» **WHAT YOU ARE ASKED TO DO**
Please print exactly the lines below, from the start of the material up to and including the line with "104, bottom: 552", but none of the pictures.

======== DATA SHOWN

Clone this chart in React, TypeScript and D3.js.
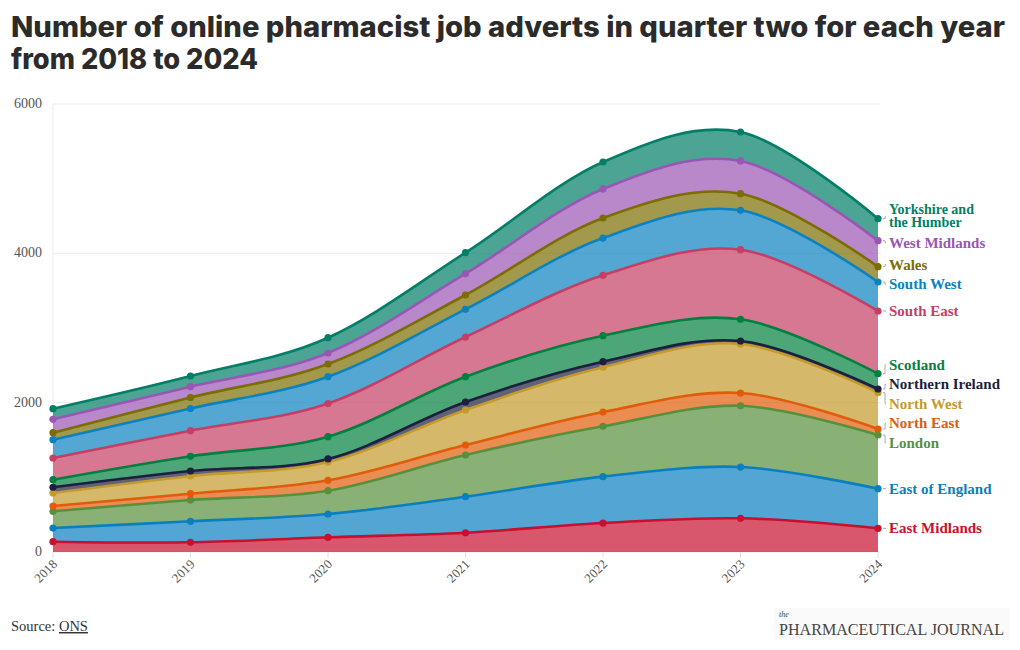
import React from "react";
import * as d3 from "d3";

// ---- Data (job adverts per region, Q2 each year) ----
const years = [2018, 2019, 2020, 2021, 2022, 2023, 2024];
const eastMidlands = [138, 130, 197, 258, 388, 451, 317];
const eastOfEngland = [183, 281, 312, 483, 621, 687, 531];
const london = [224, 285, 312, 558, 674, 821, 719];
const northEast = [71, 85, 139, 134, 192, 170, 80];
const northWest = [174, 237, 245, 469, 599, 657, 487];
const northernIreland = [77, 67, 41, 107, 75, 40, 49];
const scotland = [101, 197, 298, 339, 348, 291, 205];
const southEast = [291, 343, 445, 531, 809, 932, 840];
const southWest = [245, 297, 359, 371, 499, 527, 388];
const wales = [94, 147, 170, 192, 268, 223, 205];
const westMidlands = [179, 145, 147, 285, 389, 438, 348];
const yorkshire = [142, 143, 205, 282, 361, 388, 295];
const yTicks = [0, 2000, 4000, 6000];

const regionNames = [
  "East Midlands",
  "East of England",
  "London",
  "North East",
  "North West",
  "Northern Ireland",
  "Scotland",
  "South East",
  "South West",
  "Wales",
  "West Midlands",
  "Yorkshire and the Humber",
];
const regionValues = [
  eastMidlands,
  eastOfEngland,
  london,
  northEast,
  northWest,
  northernIreland,
  scotland,
  southEast,
  southWest,
  wales,
  westMidlands,
  yorkshire,
];
const regionColors = [
  "#c8102e",
  "#0a7fc0",
  "#57903c",
  "#e05c0a",
  "#c49a2c",
  "#1c1f3d",
  "#00803f",
  "#c63e64",
  "#0b82c0",
  "#7b6d00",
  "#9a55b5",
  "#007f66",
];

const W = 1020;
const H = 650;
const M = { left: 53, right: 878, top: 104, bottom: 552 };

export default function App() {
  const x = d3.scaleLinear().domain([2018, 2024]).range([M.left, M.right]);
  const y = d3.scaleLinear().domain([0, 6000]).range([M.bottom, M.top]);

  const table = years.map((yr, i) => {
    const row: any = { year: yr };
    regionNames.forEach((n, k) => (row[n] = regionValues[k][i]));
    return row;
  });
  const stacked = d3.stack<any>().keys(regionNames)(table);

  const curve = d3.curveCardinal.tension(0);
  const area = d3
    .area<any>()
    .x((d) => x(d.data.year))
    .y0((d) => y(d[0]))
    .y1((d) => y(d[1]))
    .curve(curve);
  const line = d3
    .line<any>()
    .x((d) => x(d.data.year))
    .y((d) => y(d[1]))
    .curve(curve);

  // label placement (dodge clusters)
  const last = years.length - 1;
  const items = stacked.map((s, k) => ({
    k,
    target: y(s[last][1]),
    h: k === 11 ? 32 : 19.5,
    pos: 0,
  }));
  const sorted = [...items].sort((a, b) => a.target - b.target);
  type Cl = { members: typeof items; top: number; height: number };
  const clusters: Cl[] = [];
  for (const it of sorted) {
    clusters.push({ members: [it], top: it.target - it.h / 2, height: it.h });
    let merged = true;
    while (merged && clusters.length > 1) {
      merged = false;
      const a = clusters[clusters.length - 2];
      const b = clusters[clusters.length - 1];
      if (a.top + a.height > b.top) {
        const members = [...a.members, ...b.members];
        const height = a.height + b.height;
        let acc = 0;
        let off = 0;
        const offs: number[] = [];
        members.forEach((m) => {
          offs.push(off + m.h / 2);
          off += m.h;
        });
        members.forEach((m, i) => (acc += m.target - offs[i]));
        const top = acc / members.length;
        clusters.splice(clusters.length - 2, 2, { members, top, height });
        merged = true;
      }
    }
  }
  clusters.forEach((c) => {
    let off = c.top;
    c.members.forEach((m) => {
      m.pos = off + m.h / 2;
      off += m.h;
    });
  });

  const labelX = 889;

  return (
    <svg
      width={W}
      height={H}
      style={{ position: "absolute", left: 0, top: 0, background: "#fff" }}
    >
      {/* title */}
      <g fontFamily="Inter, 'Open Sans', sans-serif" fontWeight={800} fill="#2b2b2b">
        <text x={11} y={37} fontSize={28} textLength={994} lengthAdjust="spacingAndGlyphs">
          Number of online pharmacist job adverts in quarter two for each year
        </text>
        <text x={11} y={69} fontSize={28} textLength={247} lengthAdjust="spacingAndGlyphs">
          from 2018 to 2024
        </text>
      </g>

      {/* grid */}
      <g>
        {yTicks.map((t) => (
          <line
            key={t}
            x1={M.left}
            x2={M.right + 3}
            y1={y(t)}
            y2={y(t)}
            stroke="#ebebeb"
            strokeWidth={1}
          />
        ))}
        <line x1={M.left} x2={M.left} y1={M.top} y2={M.bottom} stroke="#ebebeb" />
        {years.map((yr) => (
          <line
            key={yr}
            x1={x(yr)}
            x2={x(yr)}
            y1={M.bottom}
            y2={M.bottom + 6}
            stroke="#e2e2e2"
          />
        ))}
      </g>

      {/* areas */}
      <g>
        {stacked.map((s, k) => (
          <path key={k} d={area(s) || ""} fill={regionColors[k]} fillOpacity={0.7} stroke="none" />
        ))}
      </g>
      {/* lines */}
      <g>
        {stacked.map((s, k) => (
          <path
            key={k}
            d={line(s) || ""}
            fill="none"
            stroke={regionColors[k]}
            strokeWidth={2.6}
          />
        ))}
      </g>
      {/* markers */}
      <g>
        {stacked.map((s, k) =>
          s.map((d: any, i: number) => (
            <circle
              key={k + "-" + i}
              cx={x(d.data.year)}
              cy={y(d[1])}
              r={3.6}
              fill={regionColors[k]}
            />
          ))
        )}
      </g>

      {/* y axis labels */}
      <g fontFamily="'Liberation Serif', serif" fontSize={14} fill="#555" textAnchor="end">
        {yTicks.map((t) => (
          <text key={t} x={42} y={y(t) + 4}>
            {t}
          </text>
        ))}
      </g>
      {/* x axis labels */}
      <g fontFamily="'Liberation Serif', serif" fontSize={13} fill="#555" textAnchor="end">
        {years.map((yr) => (
          <text key={yr} transform={`translate(${x(yr) + 5},${M.bottom + 13}) rotate(-45)`}>
            {yr}
          </text>
        ))}
      </g>

      {/* end labels */}
      <g fontFamily="'Liberation Serif', serif" fontWeight={700} fontSize={15}>
        {items.map((it) => {
          const c = regionColors[it.k];
          const name = regionNames[it.k];
          const px = M.right + 3;
          const connector =
            Math.abs(it.pos - it.target) < 1.5
              ? `M${px + 2},${it.target}H${labelX - 3}`
              : `M${px + 2},${it.target}H${px + 4}V${it.pos}H${labelX - 3}`;
          return (
            <g key={it.k}>
              <path d={connector} stroke="#aaa" strokeWidth={1} fill="none" />
              {it.k === 11 ? (
                <g fontSize={14}>
                  <text x={labelX} y={it.pos - 2.5} fill={c}>
                    Yorkshire and
                  </text>
                  <text x={labelX} y={it.pos + 10.5} fill={c}>
                    the Humber
                  </text>
                </g>
              ) : (
                <text x={labelX} y={it.pos + 5} fill={c}>
                  {name}
                </text>
              )}
            </g>
          );
        })}
      </g>

      {/* source */}
      <g fontFamily="'Liberation Serif', serif" fill="#333" fontSize={14.5}>
        <text x={11} y={631}>
          Source: <tspan textDecoration="underline">ONS</tspan>
        </text>
      </g>
      {/* logo */}
      <rect x={774} y={608} width={236} height={32} fill="#fafafa" />
      <g fontFamily="'Liberation Serif', serif" fill="#444">
        <text x={779} y={617} fontSize={8} fontStyle="italic">
          the
        </text>
        <text x={779} y={635} fontSize={17} textLength={225} lengthAdjust="spacingAndGlyphs">
          PHARMACEUTICAL JOURNAL
        </text>
      </g>
    </svg>
  );
}
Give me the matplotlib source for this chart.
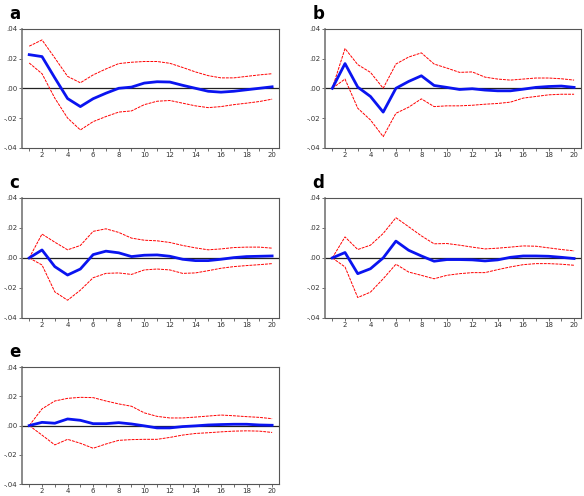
import matplotlib
matplotlib.use('Agg')
import matplotlib.pyplot as plt
import numpy as np

periods = list(range(1, 21))

# Panel a
a_resp = [0.0226, 0.0213, 0.0070, -0.0069, -0.0123, -0.0070, -0.0033, 0.0000, 0.0008, 0.0035,
          0.0044, 0.0042, 0.0020, 0.0000, -0.0020, -0.0026, -0.0020, -0.0010, 0.0000, 0.0010]
a_up = [0.0283, 0.0325, 0.0204, 0.0080, 0.0037, 0.0090, 0.0130, 0.0166, 0.0175, 0.0180,
        0.0180, 0.0168, 0.0140, 0.0110, 0.0085, 0.0070, 0.0070, 0.0080, 0.0090, 0.0098]
a_lo = [0.0170, 0.0098, -0.0066, -0.0200, -0.0280, -0.0224, -0.0190, -0.0160, -0.0152, -0.0110,
        -0.0087, -0.0082, -0.0100, -0.0118, -0.0130, -0.0123, -0.0110, -0.0100, -0.0089, -0.0073]

# Panel b
b_resp = [0.0, 0.0166, 0.0008, -0.0055, -0.0160, 0.0000, 0.0046, 0.0084, 0.0019, 0.0006,
          -0.0008, -0.0003, -0.0012, -0.0017, -0.0017, -0.0006, 0.0006, 0.0012, 0.0015, 0.0006]
b_up = [0.0, 0.0267, 0.0159, 0.0107, 0.0000, 0.0163, 0.0210, 0.0238, 0.0163, 0.0136,
        0.0107, 0.0110, 0.0075, 0.0062, 0.0055, 0.0062, 0.0069, 0.0069, 0.0064, 0.0055]
b_lo = [0.0, 0.0062, -0.0134, -0.0213, -0.0325, -0.0168, -0.0127, -0.0071, -0.0123, -0.0118,
        -0.0118, -0.0114, -0.0107, -0.0102, -0.0093, -0.0066, -0.0055, -0.0044, -0.0040, -0.0040]

# Panel c
c_resp = [0.0, 0.0053, -0.0058, -0.0114, -0.0074, 0.0022, 0.0045, 0.0034, 0.0009, 0.0018,
          0.0020, 0.0011, -0.0009, -0.0018, -0.0018, -0.0009, 0.0002, 0.0009, 0.0011, 0.0013]
c_up = [0.0, 0.0159, 0.0105, 0.0054, 0.0083, 0.0177, 0.0194, 0.0170, 0.0132, 0.0118,
        0.0114, 0.0103, 0.0083, 0.0067, 0.0054, 0.0060, 0.0069, 0.0072, 0.0072, 0.0065]
c_lo = [0.0, -0.0047, -0.0226, -0.0282, -0.0215, -0.0132, -0.0103, -0.0100, -0.0110, -0.0080,
        -0.0074, -0.0080, -0.0103, -0.0100, -0.0085, -0.0069, -0.0058, -0.0051, -0.0045, -0.0038]

# Panel d
d_resp = [0.0, 0.0036, -0.0105, -0.0072, 0.0000, 0.0112, 0.0051, 0.0013, -0.0022, -0.0011,
          -0.0011, -0.0013, -0.0020, -0.0013, 0.0004, 0.0013, 0.0013, 0.0011, 0.0004, -0.0004]
d_up = [0.0, 0.0140, 0.0056, 0.0085, 0.0163, 0.0268, 0.0208, 0.0147, 0.0094, 0.0096,
        0.0085, 0.0072, 0.0060, 0.0065, 0.0072, 0.0080, 0.0078, 0.0067, 0.0056, 0.0047]
d_lo = [0.0, -0.0060, -0.0264, -0.0228, -0.0139, -0.0042, -0.0094, -0.0116, -0.0139, -0.0116,
        -0.0105, -0.0098, -0.0098, -0.0078, -0.0060, -0.0045, -0.0038, -0.0038, -0.0042, -0.0049]

# Panel e
e_resp = [0.0, 0.0022, 0.0016, 0.0045, 0.0036, 0.0013, 0.0013, 0.0020, 0.0011, -0.0002,
          -0.0016, -0.0016, -0.0007, -0.0002, 0.0004, 0.0007, 0.0009, 0.0009, 0.0004, 0.0002]
e_up = [0.0, 0.0114, 0.0168, 0.0186, 0.0193, 0.0191, 0.0168, 0.0148, 0.0132, 0.0087,
        0.0063, 0.0052, 0.0052, 0.0058, 0.0065, 0.0072, 0.0067, 0.0061, 0.0056, 0.0047]
e_lo = [0.0, -0.0065, -0.0132, -0.0094, -0.0121, -0.0155, -0.0126, -0.0101, -0.0096, -0.0094,
        -0.0094, -0.0081, -0.0065, -0.0054, -0.0049, -0.0043, -0.0038, -0.0036, -0.0038, -0.0047]

panels = [
    ('a', a_resp, a_up, a_lo, [0.038, 0.702, 0.440, 0.240]),
    ('b', b_resp, b_up, b_lo, [0.557, 0.702, 0.438, 0.240]),
    ('c', c_resp, c_up, c_lo, [0.038, 0.359, 0.440, 0.242]),
    ('d', d_resp, d_up, d_lo, [0.557, 0.359, 0.438, 0.242]),
    ('e', e_resp, e_up, e_lo, [0.038, 0.024, 0.440, 0.236]),
]

yticks = [-0.04, -0.02, 0.0, 0.02, 0.04]
ylabels = ['-.04', '-.02', '.00', '.02', '.04']

fig = plt.figure(figsize=(5.84, 4.96), dpi=100)

for label, resp, up, lo, rect in panels:
    ax = fig.add_axes(rect)
    ax.axhline(0, color='#222222', linewidth=0.9, zorder=1)
    ax.plot(periods, up, color='red', linestyle=(0, (3, 1)), linewidth=0.7, zorder=2)
    ax.plot(periods, lo, color='red', linestyle=(0, (3, 1)), linewidth=0.7, zorder=2)
    ax.plot(periods, resp, color='#0A14F0', linewidth=2.0, zorder=3)
    ax.set_xlim(0.45, 20.55)
    ax.set_ylim(-0.04, 0.04)
    ax.set_xticks(range(2, 21, 2))
    ax.set_xticks(range(1, 21), minor=True)
    ax.set_yticks(yticks)
    ax.set_yticklabels(ylabels)
    ax.tick_params(axis='both', which='both', direction='out', labelsize=5,
                   colors='#555555', labelcolor='#333333', width=0.6, pad=1)
    ax.tick_params(axis='x', which='both', length=2)
    ax.tick_params(axis='y', length=2.5)
    for s in ax.spines.values():
        s.set_color('#555555')
        s.set_linewidth(0.8)
    ax.spines['left'].set_linewidth(1.2)
    ax.spines['left'].set_color('#777777')
    fig.text(rect[0] - 0.022, rect[1] + rect[3] + 0.048, label,
             fontsize=12, fontweight='bold', ha='left', va='top')

fig.savefig('out.png', dpi=100)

================

» **RESULT OF THE EXERCISE**
Clone this chart in React, TypeScript and D3.js.
import React from "react";
import * as d3 from "d3";

// ---- Data (job adverts per region, Q2 each year) ----
const years = [2018, 2019, 2020, 2021, 2022, 2023, 2024];
const eastMidlands = [138, 130, 197, 258, 388, 451, 317];
const eastOfEngland = [183, 281, 312, 483, 621, 687, 531];
const london = [224, 285, 312, 558, 674, 821, 719];
const northEast = [71, 85, 139, 134, 192, 170, 80];
const northWest = [174, 237, 245, 469, 599, 657, 487];
const northernIreland = [77, 67, 41, 107, 75, 40, 49];
const scotland = [101, 197, 298, 339, 348, 291, 205];
const southEast = [291, 343, 445, 531, 809, 932, 840];
const southWest = [245, 297, 359, 371, 499, 527, 388];
const wales = [94, 147, 170, 192, 268, 223, 205];
const westMidlands = [179, 145, 147, 285, 389, 438, 348];
const yorkshire = [142, 143, 205, 282, 361, 388, 295];
const yTicks = [0, 2000, 4000, 6000];

const regionNames = [
  "East Midlands",
  "East of England",
  "London",
  "North East",
  "North West",
  "Northern Ireland",
  "Scotland",
  "South East",
  "South West",
  "Wales",
  "West Midlands",
  "Yorkshire and the Humber",
];
const regionValues = [
  eastMidlands,
  eastOfEngland,
  london,
  northEast,
  northWest,
  northernIreland,
  scotland,
  southEast,
  southWest,
  wales,
  westMidlands,
  yorkshire,
];
const regionColors = [
  "#c8102e",
  "#0a7fc0",
  "#57903c",
  "#e05c0a",
  "#c49a2c",
  "#1c1f3d",
  "#00803f",
  "#c63e64",
  "#0b82c0",
  "#7b6d00",
  "#9a55b5",
  "#007f66",
];

const W = 1020;
const H = 650;
const M = { left: 53, right: 878, top: 104, bottom: 552 };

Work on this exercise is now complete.